▶ **Task statement**: Among the entries below, which lines run from the line with "Emit a LaTeX" through the line with "(0,0) rectangle (1122,466);"? Retype those, both ends included, exactly and without pictures.
++++ Stored records
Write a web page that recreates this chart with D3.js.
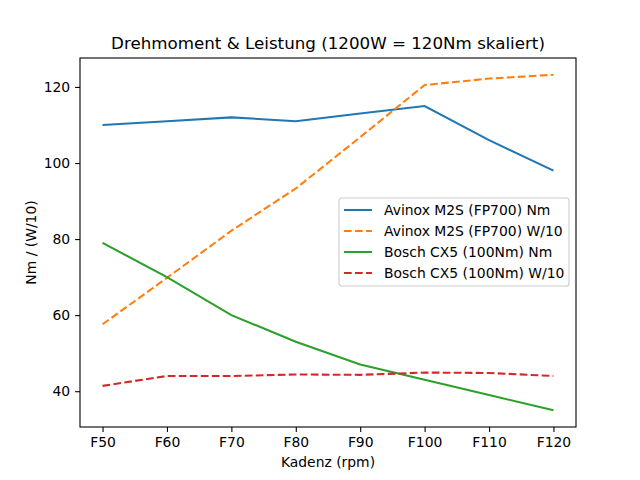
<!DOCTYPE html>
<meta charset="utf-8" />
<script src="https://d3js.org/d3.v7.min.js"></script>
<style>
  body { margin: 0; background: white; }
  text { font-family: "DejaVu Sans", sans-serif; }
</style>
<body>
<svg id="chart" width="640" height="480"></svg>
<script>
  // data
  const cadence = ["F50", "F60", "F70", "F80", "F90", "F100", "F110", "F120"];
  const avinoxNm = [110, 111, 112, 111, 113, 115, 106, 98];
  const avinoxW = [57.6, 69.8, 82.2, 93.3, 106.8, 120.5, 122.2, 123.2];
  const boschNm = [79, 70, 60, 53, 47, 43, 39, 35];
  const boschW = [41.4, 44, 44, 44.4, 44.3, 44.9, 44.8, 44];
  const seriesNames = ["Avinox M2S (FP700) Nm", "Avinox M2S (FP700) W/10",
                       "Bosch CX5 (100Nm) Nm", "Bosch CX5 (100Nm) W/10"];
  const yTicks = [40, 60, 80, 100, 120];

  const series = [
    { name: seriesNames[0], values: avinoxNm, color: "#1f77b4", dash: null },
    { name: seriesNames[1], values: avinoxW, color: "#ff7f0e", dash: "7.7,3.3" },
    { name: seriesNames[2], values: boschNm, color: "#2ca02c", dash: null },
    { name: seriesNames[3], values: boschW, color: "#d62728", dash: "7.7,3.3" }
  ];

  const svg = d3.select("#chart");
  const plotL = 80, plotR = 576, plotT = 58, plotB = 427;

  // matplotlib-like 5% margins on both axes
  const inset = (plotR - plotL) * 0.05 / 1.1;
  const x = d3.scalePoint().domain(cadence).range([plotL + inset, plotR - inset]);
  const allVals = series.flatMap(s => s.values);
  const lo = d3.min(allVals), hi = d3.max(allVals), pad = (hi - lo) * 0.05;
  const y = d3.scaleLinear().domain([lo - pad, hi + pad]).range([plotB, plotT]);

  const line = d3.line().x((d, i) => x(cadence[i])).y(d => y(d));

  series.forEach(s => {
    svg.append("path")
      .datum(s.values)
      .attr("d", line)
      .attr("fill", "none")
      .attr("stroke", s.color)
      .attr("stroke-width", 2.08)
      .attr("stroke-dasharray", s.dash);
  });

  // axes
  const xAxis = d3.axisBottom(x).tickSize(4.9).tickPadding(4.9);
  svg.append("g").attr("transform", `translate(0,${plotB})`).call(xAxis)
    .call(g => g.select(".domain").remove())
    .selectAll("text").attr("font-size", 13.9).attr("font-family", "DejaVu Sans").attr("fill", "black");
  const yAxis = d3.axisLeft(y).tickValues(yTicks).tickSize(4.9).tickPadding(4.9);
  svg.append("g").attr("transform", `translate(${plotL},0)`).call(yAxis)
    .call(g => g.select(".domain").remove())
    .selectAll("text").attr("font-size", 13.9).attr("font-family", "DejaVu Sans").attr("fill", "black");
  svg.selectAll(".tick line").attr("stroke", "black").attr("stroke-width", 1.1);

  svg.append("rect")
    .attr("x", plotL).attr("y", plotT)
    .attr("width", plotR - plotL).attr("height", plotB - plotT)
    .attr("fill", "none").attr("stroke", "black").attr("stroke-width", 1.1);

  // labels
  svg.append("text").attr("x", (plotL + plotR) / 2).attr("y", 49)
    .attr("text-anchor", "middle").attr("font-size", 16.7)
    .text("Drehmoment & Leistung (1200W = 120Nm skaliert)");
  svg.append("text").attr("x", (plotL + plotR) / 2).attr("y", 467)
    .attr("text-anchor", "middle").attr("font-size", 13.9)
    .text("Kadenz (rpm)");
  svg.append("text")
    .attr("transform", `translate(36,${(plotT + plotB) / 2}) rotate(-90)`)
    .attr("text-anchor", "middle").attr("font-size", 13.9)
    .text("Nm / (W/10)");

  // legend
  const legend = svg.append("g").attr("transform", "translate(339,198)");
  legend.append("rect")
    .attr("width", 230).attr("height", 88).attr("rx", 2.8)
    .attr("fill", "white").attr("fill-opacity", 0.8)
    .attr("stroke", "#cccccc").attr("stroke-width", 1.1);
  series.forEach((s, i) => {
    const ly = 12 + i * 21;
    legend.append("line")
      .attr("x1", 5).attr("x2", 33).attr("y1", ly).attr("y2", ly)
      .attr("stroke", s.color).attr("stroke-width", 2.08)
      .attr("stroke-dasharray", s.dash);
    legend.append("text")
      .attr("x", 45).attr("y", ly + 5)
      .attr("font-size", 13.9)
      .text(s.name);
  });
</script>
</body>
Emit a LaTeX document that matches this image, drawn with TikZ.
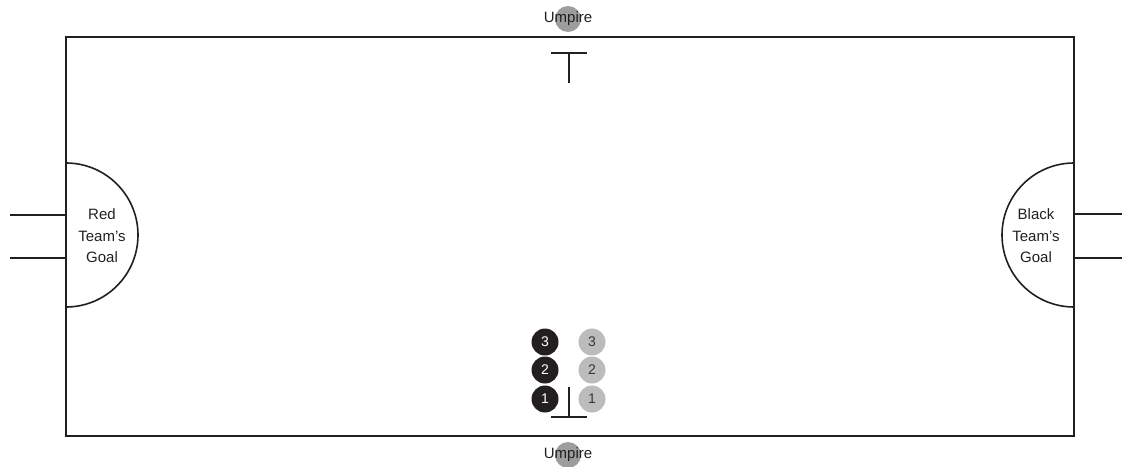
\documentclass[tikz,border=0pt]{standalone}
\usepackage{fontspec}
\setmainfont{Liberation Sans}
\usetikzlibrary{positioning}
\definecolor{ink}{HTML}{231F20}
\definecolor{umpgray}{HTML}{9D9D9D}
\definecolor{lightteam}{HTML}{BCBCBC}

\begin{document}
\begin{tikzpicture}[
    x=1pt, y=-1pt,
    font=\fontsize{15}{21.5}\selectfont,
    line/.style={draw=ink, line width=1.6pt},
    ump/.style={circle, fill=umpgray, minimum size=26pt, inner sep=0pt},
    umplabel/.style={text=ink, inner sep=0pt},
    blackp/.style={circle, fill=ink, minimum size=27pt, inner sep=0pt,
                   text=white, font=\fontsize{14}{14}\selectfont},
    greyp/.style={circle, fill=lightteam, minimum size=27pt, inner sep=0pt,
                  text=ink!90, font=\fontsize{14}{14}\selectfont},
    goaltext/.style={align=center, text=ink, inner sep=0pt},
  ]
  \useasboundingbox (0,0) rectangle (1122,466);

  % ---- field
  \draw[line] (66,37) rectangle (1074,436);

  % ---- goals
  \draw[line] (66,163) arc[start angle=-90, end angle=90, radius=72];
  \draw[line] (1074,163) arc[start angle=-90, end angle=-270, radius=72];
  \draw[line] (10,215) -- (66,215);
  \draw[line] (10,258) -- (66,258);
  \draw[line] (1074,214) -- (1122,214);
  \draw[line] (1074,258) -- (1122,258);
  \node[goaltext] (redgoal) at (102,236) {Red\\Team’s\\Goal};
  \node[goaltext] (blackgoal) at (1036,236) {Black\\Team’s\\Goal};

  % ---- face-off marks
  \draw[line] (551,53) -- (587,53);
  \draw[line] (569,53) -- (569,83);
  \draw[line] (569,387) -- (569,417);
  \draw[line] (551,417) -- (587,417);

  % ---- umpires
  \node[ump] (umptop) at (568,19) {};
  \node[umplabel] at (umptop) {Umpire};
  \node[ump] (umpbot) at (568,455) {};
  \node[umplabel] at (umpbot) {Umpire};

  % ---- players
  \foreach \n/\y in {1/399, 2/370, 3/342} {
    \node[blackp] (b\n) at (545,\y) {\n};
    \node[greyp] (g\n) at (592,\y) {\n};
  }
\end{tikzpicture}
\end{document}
++++++++
▶ **Result below**:
Emit a LaTeX document that matches this image, drawn with TikZ.
\documentclass[tikz,border=0pt]{standalone}
\usepackage{fontspec}
\setmainfont{Liberation Sans}
\usetikzlibrary{positioning}
\definecolor{ink}{HTML}{231F20}
\definecolor{umpgray}{HTML}{9D9D9D}
\definecolor{lightteam}{HTML}{BCBCBC}

\begin{document}
\begin{tikzpicture}[
    x=1pt, y=-1pt,
    font=\fontsize{15}{21.5}\selectfont,
    line/.style={draw=ink, line width=1.6pt},
    ump/.style={circle, fill=umpgray, minimum size=26pt, inner sep=0pt},
    umplabel/.style={text=ink, inner sep=0pt},
    blackp/.style={circle, fill=ink, minimum size=27pt, inner sep=0pt,
                   text=white, font=\fontsize{14}{14}\selectfont},
    greyp/.style={circle, fill=lightteam, minimum size=27pt, inner sep=0pt,
                  text=ink!90, font=\fontsize{14}{14}\selectfont},
    goaltext/.style={align=center, text=ink, inner sep=0pt},
  ]
  \useasboundingbox (0,0) rectangle (1122,466);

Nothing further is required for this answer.